4.3 Florestas tropicais e povos indígenas no centro
- Lançamento do Tropical Forests Forever Facility, com bilhões de dólares em promessas para proteger florestas tropicais por meio de pagamentos vinculados à conservação e restauração.
- Reconhecimento reforçado do papel de povos indígenas e comunidades tradicionais, incluindo avanços em demarcações no Brasil e maior visibilidade política da Amazônia e de outras florestas tropicais.
4.4 Ganhos e limites na agenda de combustíveis fósseis
Aqui está um dos pontos mais controversos da COP 30 em Belém:
- A pressão de mais de 80 países por um roteiro global de transição dos combustíveis fósseis não entrou no texto oficial, devido à resistência de grandes produtores de petróleo e gás.
- Em resposta, Brasil, Colômbia e outros países anunciaram um plano voluntário de transição de fósseis e uma conferência específica sobre o tema para 2026, fora do guarda-chuva formal da COP.
Em resumo: a COP 30 em Belém manteve vivo o Acordo de Paris, fortaleceu a adaptação e o papel das florestas e da transição justa, mas recuou em relação à ambição esperada em combustíveis fósseis, criando um hiato entre ciência e política.
5. Desafios para as próximas COPs (COP 31 e além)
O balanço da COP 30 em Belém mostra avanços importantes, mas também expõe uma série de desafios para as próximas conferências:
- Recolocar os fósseis no centro das decisões oficiais
- Depois de Dubai ter reconhecido pela primeira vez a necessidade de “transitioning away from fossil fuels”, o silêncio sobre fósseis em Belém cria uma sensação de retrocesso. Próximas COPs precisarão retomar a discussão sobre phase-out vs. phase-down, alinhando compromissos com o orçamento de carbono remanescente.
- Transformar promessas financeiras em fluxo real de recursos
- O NCQG de Baku e as metas de adaptação em Belém ainda carecem de mecanismos claros de mobilização, critérios de adicionalidade e transparência, e um equilíbrio mais justo entre empréstimos e doações para países em desenvolvimento.

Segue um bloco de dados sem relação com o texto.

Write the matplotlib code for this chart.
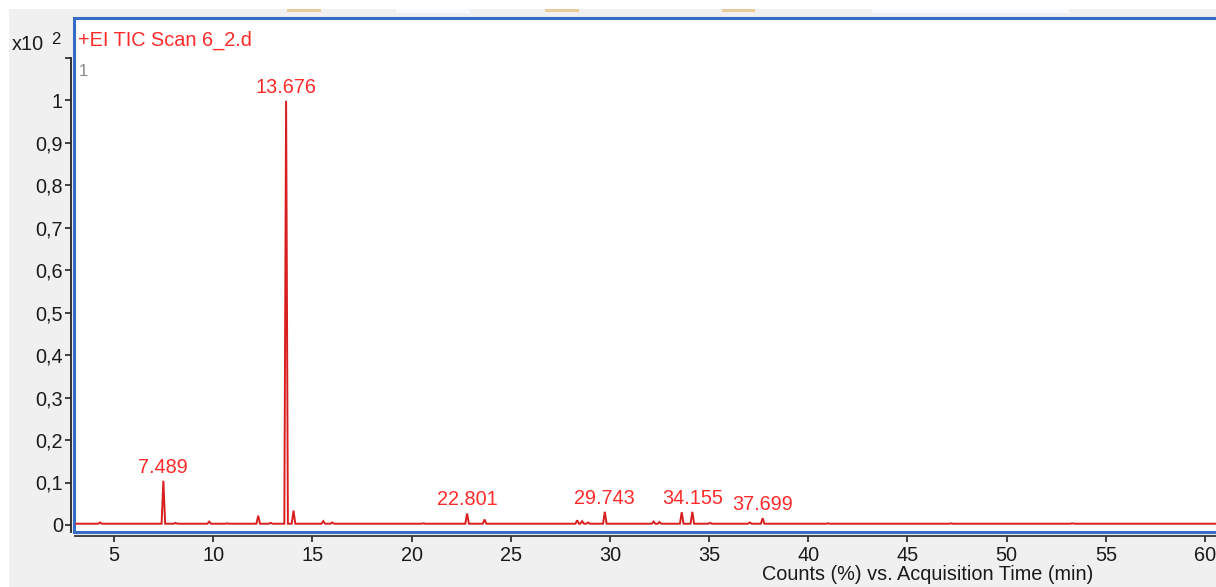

- Fechar o “gap” de mitigação para 2030–2035
- O primeiro global stocktake mostrou que as NDCs atuais ainda colocam o mundo em trajetória acima de 2°C. As próximas COPs terão de pressionar por NDCs 2035 mais robustas, com metas setoriais (energia, transporte, indústria, uso da terra) e planos concretos de implementação.
- Confiabilidade dos mercados de carbono e do Artigo 6
- Com o avanço das regras em Baku, o desafio agora é garantir integridade ambiental e social dos mercados de carbono, evitando dupla contagem, créditos de baixa qualidade e greenwashing.
- Integração entre clima, comércio e transição industrial
- A discussão sobre tarifas de carbono, cadeias globais de valor e políticas industriais verdes ganhará peso nas próximas COPs. A implementação do Pacote de Belém exigirá articulação com agendas de comércio, investimento e inovação tecnológica.
- Proteger a Amazônia e demais biomas em um cenário de múltiplas crises
- Para o Brasil, o desafio é transformar o protagonismo simbólico da COP 30 em Belém em políticas concretas de desmatamento zero, bioeconomia e inclusão social na Amazônia, sob um cenário de pressões políticas internas e crime ambiental organizado.
6. Conclusão: COP 30 em Belém como encruzilhada
O histórico das COPs mostra um movimento claro: de pequenos encontros técnicos a megaeventos políticos que definem, em grande medida, o rumo da transição climática global.
A COP 30 em Belém não foi a ruptura transformadora que muitos esperavam, mas consolidou avanços em adaptação, justiça climática, florestas tropicais e multilateralismo ampliado. Ao mesmo tempo, expôs os limites de um sistema que ainda não conseguiu alinhar a velocidade da política à urgência da ciência.
Nas próximas COPs, o sucesso será medido menos pelos discursos em plenário e mais pela capacidade de entregar redução real de emissões, financiamento em escala e proteção efetiva de pessoas e ecossistemas. O legado de Belém será definido por aquilo que o mundo fizer – ou deixar de fazer – a partir de agora.